You can talk about what flavors you like too.


----------



## neologismaker (May 19, 2011)

I actually like uncooked ramen noodles as much as I like cooked ones. The ones that come in the styrofoam cup are difficult to eat hard, but I like the ones in the plastic. The crunchy texture is really good to me.

The only ramen flavor I haven't liked was the beef-broth one. Idk, not my thing.


----------



## Jamie.Ether (Jul 1, 2011)

Everyone asks me how I get my Ramen to taste so good. I just follow the directions: cook for three minutes.
People tend to cook the crap out of them and the noodles get soggy and gooey. ::barf, gag::


----------



## chill.take.over (Apr 26, 2011)

soft yet firm, firm yet soft

I'm partial to chicken.


----------



## dagnytaggart (Jun 6, 2010)

To me, they're better when only the outside is softened. Then you can poke your fork into it and bite it like a waffle.

However, they're best as a doorstop. They're literally bricks of trans fat.


----------



## Thalassa (Jun 10, 2010)

I like firm noodles, soggy noodles are gross.
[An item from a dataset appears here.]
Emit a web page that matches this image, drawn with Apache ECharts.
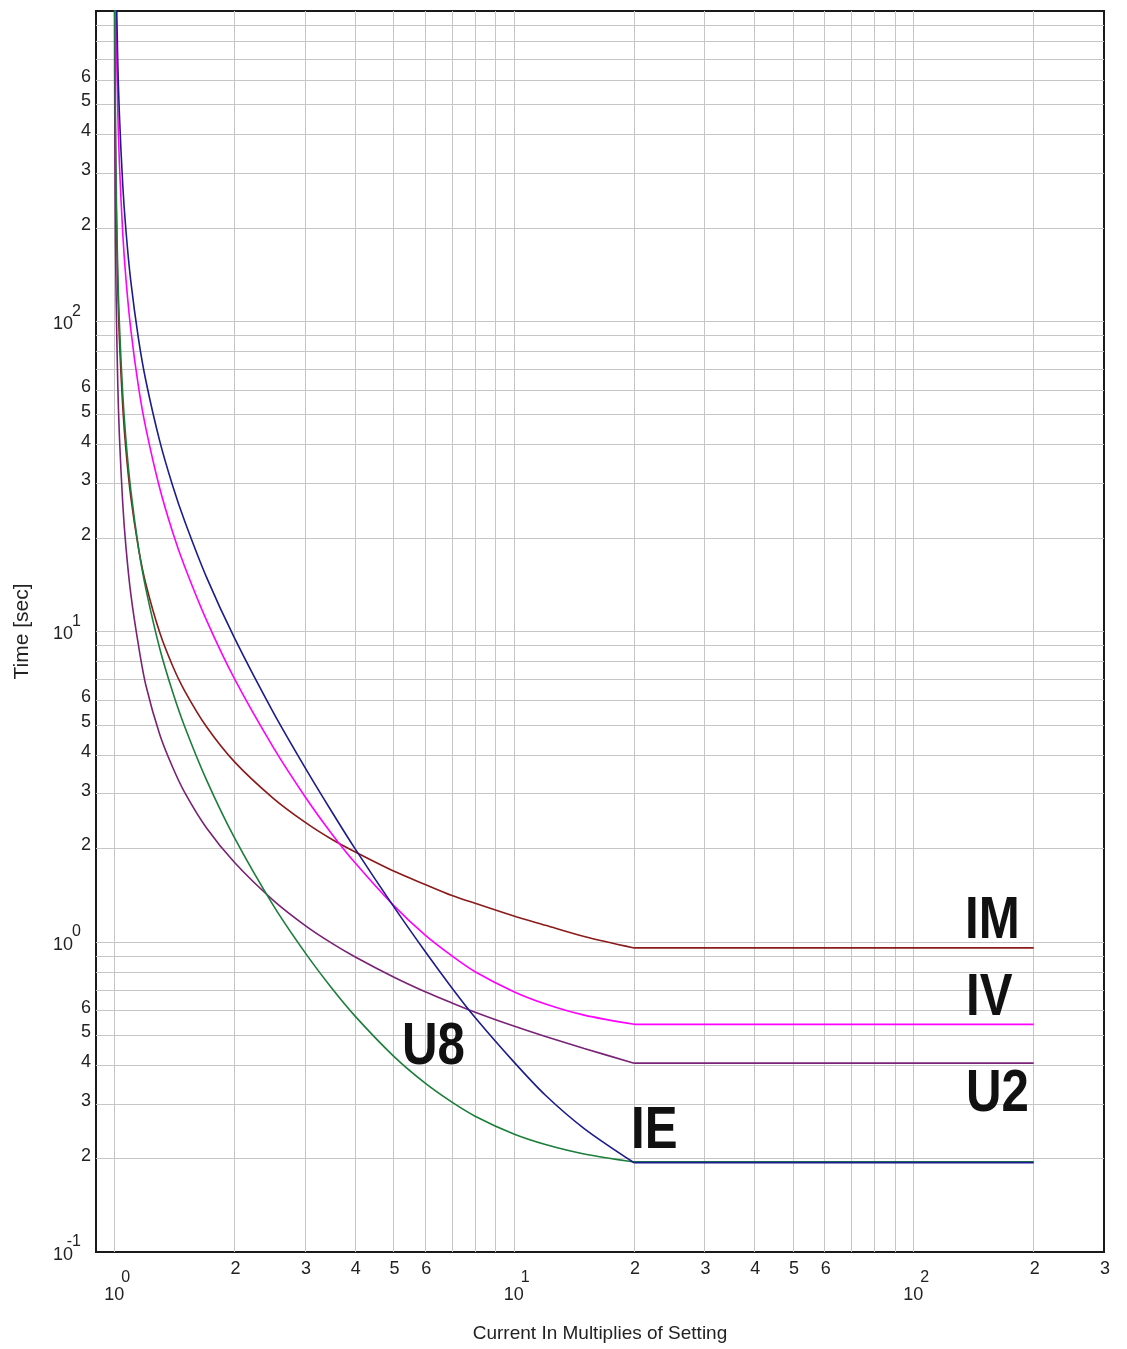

I like real Asian ramen...I seem to like a lot of the Korean brands, like the Wellbeing rice noodles (anchovy flavor is best, then maybe curry occasionally) and I also like the kimchi flavor that comes with real kimchi in a separate pouch. I've also gotten the Japanese cold buckwheat soba noodles with soup and hot mustard oil, but I actually prefer it warm rather than cold. All of these kinds are spicy and the noodles are not fried like Americanized Top Ramen. When I make Asian instant noodles I pour water in them and cover them rather than boiling or microwaving them so that they stay firmer.

If I have to eat Top Ramen I always get the kind in the regular package (I hate the Styrofoam cup of noodles, icky) and I prefer chicken flavor the most, with chili flavor second, and I enjoy eating chicken flavor with poached eggs, and sometimes hot sauce, depending on my mood. Also, when I eat the chicken flavor with eggs (I poach the eggs right in with the ramen) I boil the water off so it practically isn't even a soup anymore, just noodles and eggs with a tiny bit of broth.

Oh, also, firmer noodles are easier to eat with chopsticks.


----------



## Promethea (Aug 24, 2009)

very soft and juicy.. and i like oriental, or shrimp flavour. i havent had them in a long time though. i have had cup o noodle about three times in the past year. mmmmmmmm. i just usually cant justify the sodium and empty calorie carb : P

there are recipes with ramen online.


----------



## Thalassa (Jun 10, 2010)

dagnytaggart said:


> To me, they're better when only the outside is softened. Then you can poke your fork into it and bite it like a waffle.
> 
> However, they're best as a doorstop. They're literally bricks of trans fat.


That's why you eat brands that aren't Top Ramen, because the noodles are fried before they're dried. Some of the kinds I get have a much lower fat content. Rice noodles and soba noodles are low fat compared to Top Ramen.


----------



## MCRTS (Jul 4, 2011)

I prefer firm ramen noodles. We don't use the flavours, my mom cooks a soup and we boil our own ramen noodles in a seperate pot. Then, we pour the homemade soup over it.


----------



## Destiny Lund (Sep 2, 2011)

In-between, a little more firm though. My favorites are spicy shrimp, spicy chicken, shrimp, & Oriental. I beat my bag of ramen noodles also to break it all into pieces, got it from my mother. 
;P


----------



## 3053 (Oct 14, 2009)

Soft, although I don't mind them firm. Sometimes I'm too impatient to wait for them to finish in the boiling water so I just eat them firm anyway.

Damn I'm starving


----------



## QuirkyQ (Oct 8, 2011)

Oh, the joys of ramen, though they make me shudder.

I used to work at a natural foods co-op where I bought Asian instant ramen (forgot the brand) and soba noodles. Yum!

Though, my last week in my college apartment before I moved back home, I was really broke and ate Top Ramen everyday that week. Thought I was going to die (I chugged so much water after each bowl), and haven't touched the stuff since.

I'd say Oriental and Shrimp were my favorite flavors. And I like them somewhat soft, cooked per the directions, not soggy.


----------



## Souljorn (Dec 28, 2010)

i like vagina flavored ramen, soft and supple


----------



## Jaune (Jul 11, 2013)

Firm. I like any kind of noodles to be on the firm side.

I like soy sauce ramen.


----------



## Miss Nightingale (Aug 10, 2013)

Firm


----------